# Work to be completed
Please transcribe the data that follows without the pictures, keeping every word the same.
= = = =
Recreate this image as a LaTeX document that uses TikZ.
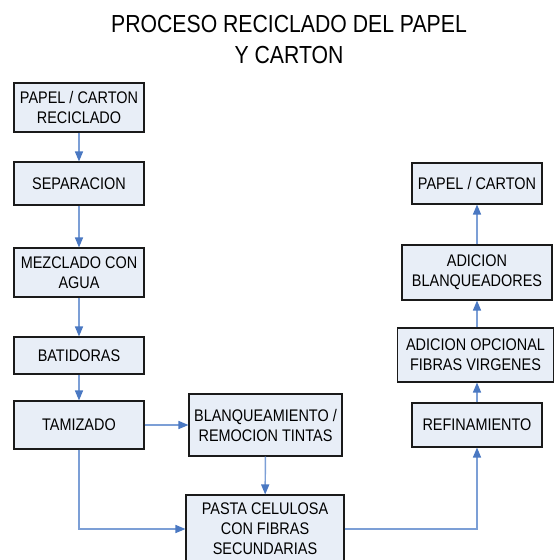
\documentclass[tikz,border=0pt]{standalone}
\usepackage{fontspec}
\setmainfont[FakeStretch=0.86]{Liberation Sans}
\usetikzlibrary{arrows.meta,positioning}
\definecolor{boxfill}{HTML}{E8EEF7}
\definecolor{boxline}{HTML}{1A1A1A}
\definecolor{flowline}{HTML}{7C9FD6}
\definecolor{flowhead}{HTML}{4A78C2}
\tikzset{stepbox/.style={rectangle,draw=boxline,fill=boxfill,line width=.8pt,inner sep=0pt,align=center,font=\fontsize{12.6}{15}\selectfont},sz/.style 2 args={minimum width=#1*0.75pt,minimum height=#2*0.75pt},titletext/.style={anchor=base,inner sep=0pt,font=\fontsize{18.5}{22.5}\selectfont},flow/.style={draw=flowline,line width=1.1pt,-{Triangle[length=7.5pt,width=6pt,color=flowhead]}}}

\begin{document}
\begin{tikzpicture}[x=0.75pt,y=-0.75pt]
\useasboundingbox (0,0) rectangle (554,560);
\node[titletext] (title) at (289,33) {PROCESO RECICLADO DEL PAPEL};
\node[titletext] (titlesub) at (289,63.5) {Y CARTON};
% left column
\node[stepbox,sz={130}{49}] (rec) at (79,107.5) {PAPEL / CARTON\\RECICLADO};
\node[stepbox,sz={130}{43}] (sep) at (79,183.5) {SEPARACION};
\node[stepbox,sz={130}{49}] (mez) at (79,272.5) {MEZCLADO CON\\AGUA};
\node[stepbox,sz={130}{37}] (bat) at (79,355.5) {BATIDORAS};
\node[stepbox,sz={130}{48}] (tam) at (79,425) {TAMIZADO};
% middle
\node[stepbox,sz={153}{62}] (bla) at (265.5,425) {BLANQUEAMIENTO /\\REMOCION TINTAS};
\node[stepbox,sz={158}{68}] (pas) at (265,529) {PASTA CELULOSA\\CON FIBRAS\\SECUNDARIAS};
% right column
\node[stepbox,sz={130}{44}] (ref) at (477,425) {REFINAMIENTO};
\node[stepbox,sz={156}{54}] (opc) at (475.5,355) {ADICION OPCIONAL\\FIBRAS VIRGENES};
\node[stepbox,sz={150}{55}] (adb) at (477,272.5) {ADICION\\BLANQUEADORES};
\node[stepbox,sz={130}{41}] (fin) at (477,183.5) {PAPEL / CARTON};
\draw[flow] (rec) -- (sep);
\draw[flow] (sep) -- (mez);
\draw[flow] (mez) -- (bat);
\draw[flow] (bat) -- (tam);
\draw[flow] (tam) -- (bla);
\draw[flow] (tam.south) |- (pas.west);
\draw[flow] (bla) -- (pas);
\draw[flow] (pas.east) -| (ref.south);
\draw[flow] (ref.north) -- (ref.north |- opc.south);
\draw[flow] (ref.north |- opc.north) -- (ref.north |- adb.south);
\draw[flow] (adb.north) -- (fin.south);
\end{tikzpicture}
\end{document}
= = = =
# Solution for this problem
Recreate this image as a LaTeX document that uses TikZ.
\documentclass[tikz,border=0pt]{standalone}
\usepackage{fontspec}
\setmainfont[FakeStretch=0.86]{Liberation Sans}
\usetikzlibrary{arrows.meta,positioning}
\definecolor{boxfill}{HTML}{E8EEF7}
\definecolor{boxline}{HTML}{1A1A1A}
\definecolor{flowline}{HTML}{7C9FD6}
\definecolor{flowhead}{HTML}{4A78C2}
\tikzset{stepbox/.style={rectangle,draw=boxline,fill=boxfill,line width=.8pt,inner sep=0pt,align=center,font=\fontsize{12.6}{15}\selectfont},sz/.style 2 args={minimum width=#1*0.75pt,minimum height=#2*0.75pt},titletext/.style={anchor=base,inner sep=0pt,font=\fontsize{18.5}{22.5}\selectfont},flow/.style={draw=flowline,line width=1.1pt,-{Triangle[length=7.5pt,width=6pt,color=flowhead]}}}

\begin{document}
\begin{tikzpicture}[x=0.75pt,y=-0.75pt]
\useasboundingbox (0,0) rectangle (554,560);
\node[titletext] (title) at (289,33) {PROCESO RECICLADO DEL PAPEL};
\node[titletext] (titlesub) at (289,63.5) {Y CARTON};
% left column
\node[stepbox,sz={130}{49}] (rec) at (79,107.5) {PAPEL / CARTON\\RECICLADO};
\node[stepbox,sz={130}{43}] (sep) at (79,183.5) {SEPARACION};
\node[stepbox,sz={130}{49}] (mez) at (79,272.5) {MEZCLADO CON\\AGUA};
\node[stepbox,sz={130}{37}] (bat) at (79,355.5) {BATIDORAS};
\node[stepbox,sz={130}{48}] (tam) at (79,425) {TAMIZADO};
% middle
\node[stepbox,sz={153}{62}] (bla) at (265.5,425) {BLANQUEAMIENTO /\\REMOCION TINTAS};
\node[stepbox,sz={158}{68}] (pas) at (265,529) {PASTA CELULOSA\\CON FIBRAS\\SECUNDARIAS};
% right column
\node[stepbox,sz={130}{44}] (ref) at (477,425) {REFINAMIENTO};
\node[stepbox,sz={156}{54}] (opc) at (475.5,355) {ADICION OPCIONAL\\FIBRAS VIRGENES};
\node[stepbox,sz={150}{55}] (adb) at (477,272.5) {ADICION\\BLANQUEADORES};
\node[stepbox,sz={130}{41}] (fin) at (477,183.5) {PAPEL / CARTON};
\draw[flow] (rec) -- (sep);
\draw[flow] (sep) -- (mez);
\draw[flow] (mez) -- (bat);
\draw[flow] (bat) -- (tam);
\draw[flow] (tam) -- (bla);
\draw[flow] (tam.south) |- (pas.west);
\draw[flow] (bla) -- (pas);
\draw[flow] (pas.east) -| (ref.south);
\draw[flow] (ref.north) -- (ref.north |- opc.south);
\draw[flow] (ref.north |- opc.north) -- (ref.north |- adb.south);
\draw[flow] (adb.north) -- (fin.south);
\end{tikzpicture}
\end{document}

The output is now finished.